April 17, 2012
In the terminal collapse of the Roman Empire, there was perhaps no greater burden to the average citizen than the extreme taxes they were forced to pay.
The tax ‘reforms’ of Emperor Diocletian in the 3rd century were so rigid and unwavering that many people were driven to starvation and bankruptcy. The state went so far as to chase around widows and children to collect taxes owed.
By the 4th century, the Roman economy and tax structure were so dismal that many farmers abandoned their lands in order to receive public entitlements.
At this point, the imperial government was spending the majority of the funds it collected on either the military or public entitlements. For a time, according to historian Joseph Tainter, “those who lived off the treasury were more numerous than those paying into it.”

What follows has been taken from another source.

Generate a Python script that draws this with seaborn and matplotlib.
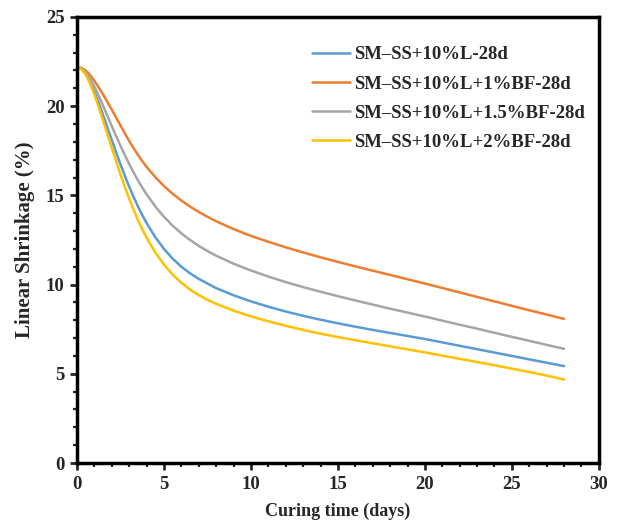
import numpy as np
import pandas as pd
import matplotlib
matplotlib.use("Agg")
import matplotlib.pyplot as plt
from matplotlib.ticker import MultipleLocator
import seaborn as sns

days = [0, 0.25, 0.5, 0.75, 1, 1.25, 1.5, 1.75, 2, 2.25, 2.5, 2.75, 3, 3.25, 3.5, 3.75,
        4, 4.5, 5, 5.5, 6, 6.5, 7, 7.5, 8, 9, 10, 11, 12, 13, 14, 15, 16, 17, 18,
        19, 20, 21, 22, 23, 24, 25, 26, 27, 28]

s_l = [22.20, 22.10, 21.82, 21.38, 20.82, 20.18, 19.50, 18.80, 18.10, 17.41, 16.74, 16.10,
       15.49, 14.92, 14.39, 13.90, 13.45, 12.66, 12.00, 11.45, 11.00, 10.63, 10.32, 10.06,
       9.80, 9.40, 9.06, 8.76, 8.49, 8.25, 8.03, 7.83, 7.64, 7.46, 7.29, 7.12, 6.95,
       6.76, 6.57, 6.38, 6.19, 6.00, 5.81, 5.62, 5.43]
s_1bf = [22.20, 22.15, 22.00, 21.75, 21.42, 21.05, 20.65, 20.23, 19.80, 19.36, 18.92, 18.48,
         18.05, 17.65, 17.27, 16.92, 16.60, 16.02, 15.52, 15.09, 14.71, 14.37, 14.07, 13.80,
         13.55, 13.11, 12.73, 12.40, 12.09, 11.80, 11.53, 11.27, 11.02, 10.78, 10.54, 10.30,
         10.06, 9.81, 9.56, 9.31, 9.06, 8.81, 8.56, 8.32, 8.08]
s_15bf = [22.20, 22.12, 21.90, 21.55, 21.10, 20.58, 20.02, 19.45, 18.88, 18.32, 17.78, 17.26,
          16.76, 16.29, 15.85, 15.44, 15.06, 14.38, 13.80, 13.30, 12.87, 12.50, 12.17, 11.88,
          11.62, 11.17, 10.79, 10.45, 10.14, 9.86, 9.60, 9.35, 9.11, 8.88, 8.65, 8.43,
          8.21, 7.98, 7.75, 7.53, 7.30, 7.07, 6.85, 6.62, 6.40]
s_2bf = [22.20, 22.08, 21.76, 21.27, 20.65, 19.95, 19.20, 18.43, 17.66, 16.91, 16.18, 15.48,
         14.82, 14.20, 13.63, 13.11, 12.63, 11.80, 11.12, 10.56, 10.10, 9.72, 9.41, 9.15,
         8.92, 8.54, 8.22, 7.94, 7.69, 7.46, 7.25, 7.06, 6.88, 6.71, 6.54, 6.37, 6.20,
         6.02, 5.84, 5.66, 5.48, 5.29, 5.10, 4.90, 4.68]

labels = ["SM\u2013SS+10%L-28d", "SM\u2013SS+10%L+1%BF-28d",
          "SM\u2013SS+10%L+1.5%BF-28d", "SM\u2013SS+10%L+2%BF-28d"]
colors = ["#5B9BD5", "#ED7D31", "#A5A5A5", "#FFC000"]

frames = []
for lab, vals in zip(labels, [s_l, s_1bf, s_15bf, s_2bf]):
    frames.append(pd.DataFrame({"day": days, "val": vals, "series": lab}))
df = pd.concat(frames, ignore_index=True)

sns.set_style("white")
plt.rcParams['font.family'] = ['Liberation Serif', 'DejaVu Serif']
plt.rcParams['font.weight'] = 'bold'

fig = plt.figure(figsize=(6.18, 5.30), dpi=100)
ax = fig.add_axes([0.1246, 0.1264, 0.969 - 0.1246, 0.968 - 0.1264])

sns.lineplot(data=df, x="day", y="val", hue="series", hue_order=labels,
             palette=colors, linewidth=1.8, ax=ax, sort=True)

ax.set_xlim(0, 30)
ax.set_ylim(0, 25)
ax.xaxis.set_major_locator(MultipleLocator(5))
ax.xaxis.set_minor_locator(MultipleLocator(1))
ax.yaxis.set_major_locator(MultipleLocator(5))
ax.yaxis.set_minor_locator(MultipleLocator(1))
ax.tick_params(which='major', direction='out', length=5, width=2, labelsize=13.5,
               left=True, bottom=True, pad=4)
ax.tick_params(which='minor', direction='out', length=3, width=1.6,
               left=True, bottom=True)
for lbl in ax.get_xticklabels() + ax.get_yticklabels():
    lbl.set_fontweight('bold')
for sp in ax.spines.values():
    sp.set_linewidth(2.5)
    sp.set_color('black')

ax.set_xlabel("Curing time (days)", fontsize=13, fontweight='bold', labelpad=7)
ax.set_ylabel("Linear Shrinkage (%)", fontsize=15, fontweight='bold', labelpad=8)

leg = ax.legend(loc='upper left', bbox_to_anchor=(0.418, 0.972), frameon=False,
                handlelength=2.0, handletextpad=0.25, labelspacing=0.64,
                prop={'weight': 'bold', 'size': 13.5})
for line in leg.get_lines():
    line.set_linewidth(1.8)

fig.savefig("out.png", dpi=100)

In the 5th century, tax riots and all-out rebellion were commonplace in the countryside among the few farmers who remained. The Roman government routinely had to dispatch its legions to stamp out peasant tax revolts.
But this did not stop their taxes from rising.
Valentinian III, who remarked in 444 AD that new taxes on landowners and merchants would be catastrophic, still imposed an additional 4% sales tax… and further decreed that all transactions be conducted in the presence of a tax collector.
Under such a debilitating regime, both rich and poor wished dearly that the barbarian hordes would deliver them from the burden of Roman taxation.
Zosimus, a late 5th century writer, quipped that “as a result of this exaction of taxes, city and countryside were full of laments and complaints, and all… sought the help of the barbarians.”
Many Roman peasants even fought alongside their invaders, as was the case when Balkan miners defected to the Visigoths en masse in 378. Others simply vacated the Empire altogether.
In his book Decadent Societies, historian Robert Adams wrote, “[B]y the fifth century, men were ready to abandon civilization itself in order to escape the fearful load of taxes.”
Perhaps 1,000 years hence, future historians will be writing the same thing about us. It’s not so far-fetched.
In the economic decline of any civilization, political elites routinely call on a very limited playbook: more debt, more regulation, more restriction on freedoms, more debasement of the currency, more taxation, and more insidious enforcement.
Further, the propaganda machine goes into high gear, ensuring the peasant class is too deluded by patriotic fervor to notice they’re being plundered by the state.
And just in case anyone falls out of line or starts thinking too much, they give a handful of people badges, weapons, and the authority to terrorize the population.
Whether direct taxation in the form of outright theft, or indirect taxation in the form of inflation, these tactics have been used for millennia to maintain privilege for an elite few at the expense of everyone else.
This time is not different.
At $780 billion, the US government’s budget deficit for just the first six months of FY2012 is more than the entire GDP of Indonesia. This is absurdly unsustainable, yet there is no end in sight to reckless spending habits… let alone paying back what’s owed.
Meanwhile, a whopping $5.5 -trillion- worth of US debt is maturing over the next three years. And it’s unlikely that foreigners will continue to generously loan their hard earned savings to Uncle Sam at sub-inflation rates.
Further, given the millions of new entitlement recipients, it’s unlikely that intragovernmental agencies like Social Security will have the cash flow available to mop up any meaningful portion of this debt.
That leaves the old tried and true options– direct confiscation from the people through debilitating taxes and capital controls, and indirect confiscation through painfully higher inflation.
Like the 5th century Romans before us, people may be ready to abandon civilization itself to escape the burdens placed on them by today’s ruling class. Only, by the time this happens, it may be too late to start doing anything about it.